The Flance Early Learning Center has been recognized by the American Institute of Architects and the U.S. Department of Housing and Urban Development with a 2017 AIA/HUD Secretary’s Award in the Community-Informed Design category. The annual, national award recognizes just one project in each of four categories. This is the second HUD Secretary’s Award bestowed upon Trivers Associates in two years; 3010 Apartments was the recipient of the National Trust/HUD Secretary’s Award for Excellence in Historic Preservation in 2015. It is also the second AIA Award for the Flance Early Learning Center, which was recognized by AIA St. Louis with a Merit Award in the Architecture category.

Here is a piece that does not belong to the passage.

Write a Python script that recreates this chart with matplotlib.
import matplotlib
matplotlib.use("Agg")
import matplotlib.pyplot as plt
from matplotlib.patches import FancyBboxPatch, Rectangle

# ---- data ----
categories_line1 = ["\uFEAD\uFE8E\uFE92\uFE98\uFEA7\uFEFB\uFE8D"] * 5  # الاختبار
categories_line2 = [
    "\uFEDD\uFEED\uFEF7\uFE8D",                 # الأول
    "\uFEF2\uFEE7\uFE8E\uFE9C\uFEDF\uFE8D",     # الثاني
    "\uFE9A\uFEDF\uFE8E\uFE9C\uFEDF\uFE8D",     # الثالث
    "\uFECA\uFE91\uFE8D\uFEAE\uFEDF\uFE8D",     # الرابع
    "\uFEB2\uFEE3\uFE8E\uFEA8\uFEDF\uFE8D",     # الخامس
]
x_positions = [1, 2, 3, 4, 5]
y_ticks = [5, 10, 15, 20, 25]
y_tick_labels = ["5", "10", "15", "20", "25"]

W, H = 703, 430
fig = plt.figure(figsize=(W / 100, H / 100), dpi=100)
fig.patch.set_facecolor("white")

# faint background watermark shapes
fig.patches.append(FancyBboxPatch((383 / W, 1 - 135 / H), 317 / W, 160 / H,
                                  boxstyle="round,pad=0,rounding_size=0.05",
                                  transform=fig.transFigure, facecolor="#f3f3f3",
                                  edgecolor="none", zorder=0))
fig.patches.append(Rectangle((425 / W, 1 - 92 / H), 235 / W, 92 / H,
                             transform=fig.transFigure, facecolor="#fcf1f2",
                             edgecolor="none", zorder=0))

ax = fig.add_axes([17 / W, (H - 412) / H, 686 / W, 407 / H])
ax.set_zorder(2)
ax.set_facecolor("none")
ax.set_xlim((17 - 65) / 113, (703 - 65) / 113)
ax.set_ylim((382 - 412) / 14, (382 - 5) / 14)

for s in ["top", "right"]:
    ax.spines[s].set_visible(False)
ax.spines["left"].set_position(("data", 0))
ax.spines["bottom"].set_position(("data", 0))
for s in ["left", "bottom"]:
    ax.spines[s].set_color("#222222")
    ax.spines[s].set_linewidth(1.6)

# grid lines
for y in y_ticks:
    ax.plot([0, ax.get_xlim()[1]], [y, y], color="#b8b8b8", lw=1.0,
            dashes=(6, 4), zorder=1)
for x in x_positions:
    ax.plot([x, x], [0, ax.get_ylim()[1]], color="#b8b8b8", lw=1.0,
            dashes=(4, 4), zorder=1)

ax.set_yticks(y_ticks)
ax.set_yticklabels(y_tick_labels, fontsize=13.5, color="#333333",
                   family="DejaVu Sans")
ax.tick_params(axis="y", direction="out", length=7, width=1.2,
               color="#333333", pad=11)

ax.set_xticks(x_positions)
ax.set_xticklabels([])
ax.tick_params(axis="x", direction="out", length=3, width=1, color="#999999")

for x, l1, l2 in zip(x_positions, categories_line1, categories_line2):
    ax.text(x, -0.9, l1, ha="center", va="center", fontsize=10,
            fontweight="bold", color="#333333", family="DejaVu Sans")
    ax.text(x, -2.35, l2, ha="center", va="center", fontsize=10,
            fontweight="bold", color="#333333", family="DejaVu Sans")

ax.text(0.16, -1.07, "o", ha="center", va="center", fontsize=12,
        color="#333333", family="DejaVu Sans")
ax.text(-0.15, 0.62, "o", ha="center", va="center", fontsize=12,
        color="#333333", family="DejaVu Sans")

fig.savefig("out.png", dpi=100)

The awards were presented at the American Institute of Architects Conference on Architecture, held April 27-29 in Orlando, Florida. Project Architect Emily Scanlon, AIA received the award, which recognizes design that supports physical communities as they rebuild social structures and relationships that may have been weakened by outmigration, disinvestment and the isolation of inner-city areas.
Located only one mile from the downtown core and built on the site of one of the last failed public housing high-rise structures in St. Louis, the Flance Early Learning Center aspires to proactively alter the course of one of the most impoverished zip codes in Missouri. This neighborhood has the lowest average household income in the City of St. Louis, the highest percentage of households living below the poverty line at 26%, as well as the highest number of children ages 0-5 living in poverty.

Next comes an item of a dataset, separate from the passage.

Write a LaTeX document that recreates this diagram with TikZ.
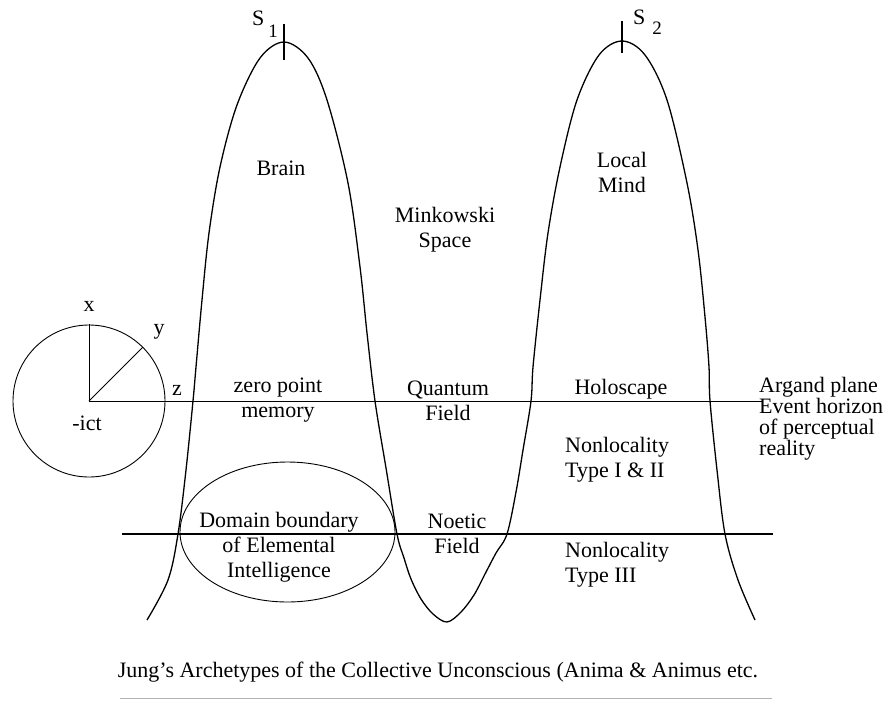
\documentclass[tikz,border=0pt]{standalone}
\usepackage{fontspec}
\setmainfont{Liberation Serif}

\begin{document}
\begin{tikzpicture}[x=1pt,y=-1pt]
\tikzset{
  lbl/.style={inner sep=0pt,font=\fontsize{22}{25}\selectfont,align=center},
  leftlbl/.style={lbl,align=left,anchor=west},
  wave/.style={line width=1.3pt},
  thinline/.style={line width=0.9pt},
  thickline/.style={line width=2.6pt},
  peaktick/.style={line width=2pt}
}
\useasboundingbox (0,0) rectangle (885,704);
% axes circle
\coordinate (o) at (89,401);
\coordinate (ax_x) at (89,324);
\coordinate (ax_y) at (143,347);
\coordinate (plane_end) at (763,401);
\coordinate (bound_l) at (122,534);
\coordinate (bound_r) at (773,534);
\draw[thinline] (o) circle [radius=76];
\draw[thinline] (o) -- (ax_x);
\draw[thinline] (o) -- (ax_y);
\draw[thinline] (o) -- (plane_end);
\draw[thickline] (bound_l) -- (bound_r);
% the wave
\draw[wave] plot[smooth,tension=0.55] coordinates {
  (147,620) (168,580) (178,534) (186,470) (193,401) (196,367) (202,300)
  (209,233) (220,167) (237,105) (260,58) (284,42) (308,58) (327,100)
  (348,183) (360,267) (367,333) (375,401) (386,468) (397,534) (404,558)
  (411,579) (421,599) (433,614) (447,622) (461,612) (474,595) (485,574)
  (496,553) (507,534) (516,492) (523,450) (531,401) (533,367) (540,300)
  (548,233) (560,167) (577,100) (599,55) (622,41) (645,55) (667,100)
  (687,183) (698,250) (705,317) (709,367) (710,401) (717,470) (725,534)
  (738,580) (755,620)};
% peaks
\coordinate (s1_top) at (284,24);
\coordinate (s1_bot) at (284,60);
\coordinate (s2_top) at (622,21);
\coordinate (s2_bot) at (622,53);
\draw[peaktick] (s1_top) -- (s1_bot);
\draw[peaktick] (s2_top) -- (s2_bot);
\node[lbl,anchor=base west] (s1) at (252,25) {S\hspace{4pt}\raisebox{-12pt}{\fontsize{19}{19}\selectfont 1}};
\node[lbl,anchor=base west] (s2) at (633,24) {S\hspace{7pt}\raisebox{-10pt}{\fontsize{19}{19}\selectfont 2}};
% domain ellipse
\draw[thinline] (287.5,532) ellipse [x radius=107.5, y radius=70];
% labels
\node[lbl] (ax_x_lbl) at (89,306) {x};
\node[lbl] (ax_y_lbl) at (159,332) {y};
\node[lbl] (ax_z_lbl) at (177,390) {z};
\node[lbl] (ict) at (87,423) {-ict};
\node[lbl] (brain) at (281,168) {Brain};
\node[lbl] (mink) at (445,230) {Minkowski\\Space};
\node[lbl] (local) at (622,172) {Local\\Mind};
\node[lbl] (zero) at (278,400) {zero point\\memory};
\node[lbl] (quant) at (448,401) {Quantum\\Field};
\node[lbl] (holo) at (621,389) {Holoscape};
\node[leftlbl,font=\fontsize{22}{21}\selectfont] (argand) at (759,419) {Argand plane\\Event horizon\\of perceptual\\reality};
\node[leftlbl] (nonloc1) at (565,460) {Nonlocality\\Type I \& II};
\node[leftlbl] (nonloc3) at (565,565) {Nonlocality\\Type III};
\node[lbl] (noetic) at (457,534) {Noetic\\Field};
\node[lbl] (domain) at (279,547) {Domain boundary\\of Elemental\\Intelligence};
\node[lbl] (jung) at (438,672) {Jung's Archetypes of the Collective Unconscious (Anima \& Animus etc.};
\coordinate (jung_l) at (120,698);
\coordinate (jung_r) at (772,698);
\draw[thinline,gray!60] (jung_l) -- (jung_r);
\end{tikzpicture}
\end{document}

A community-based design was critical to the success of the Flance Center. With this in mind, seven community meetings were held with public and private partners. These meetings included key community and neighborhood leaders, volunteers, as well as Urban Strategies, McCormack Baron Salazar, staff from facility operator University City Children’s Center and Trivers Associates. Every effort was made to design a facility with extensive community input that addressed the needs of both the children and the neighborhood. The community room in the facility is the direct result of the recommendation of the community members who participated in the design process and is placed at the most accessible point in the building to facilitate community dialog.
The massing of the center allows the structure to “hug” the age-appropriate outdoor spaces. This provides an abstracted, organic-formed, tree-like façade which creates a shaded interstitial porch for each classroom’s direct outdoor access, critical to the pedagogy of the facility. Analogous to the dappling of light through a tree canopy, the use of perforated metal filters the light, shading the south and west facing glass further contributing to the facility’s pending LEED certification. The facility obtained a grant with MSD to create raingardens for parking lot run-off, an experiential natural playground, and two 2,500 gallon cisterns for water collection from the roof.
The interior utilizes a more sophisticated yet strategically playful color palate which fills the space with light and energy while allowing the building to remain a canvas for children to create and learn. To educate parents on the high-value of dietary nourishment for their children, a full-service and demonstration kitchen was given significant visibility emphasizing the importance of dietary health and dining.
This Center is just one piece of a complicated puzzle meant to alter an entire generation’s trajectory in one of the most challenged neighborhoods in the State. It starts early nurturing one child at a time.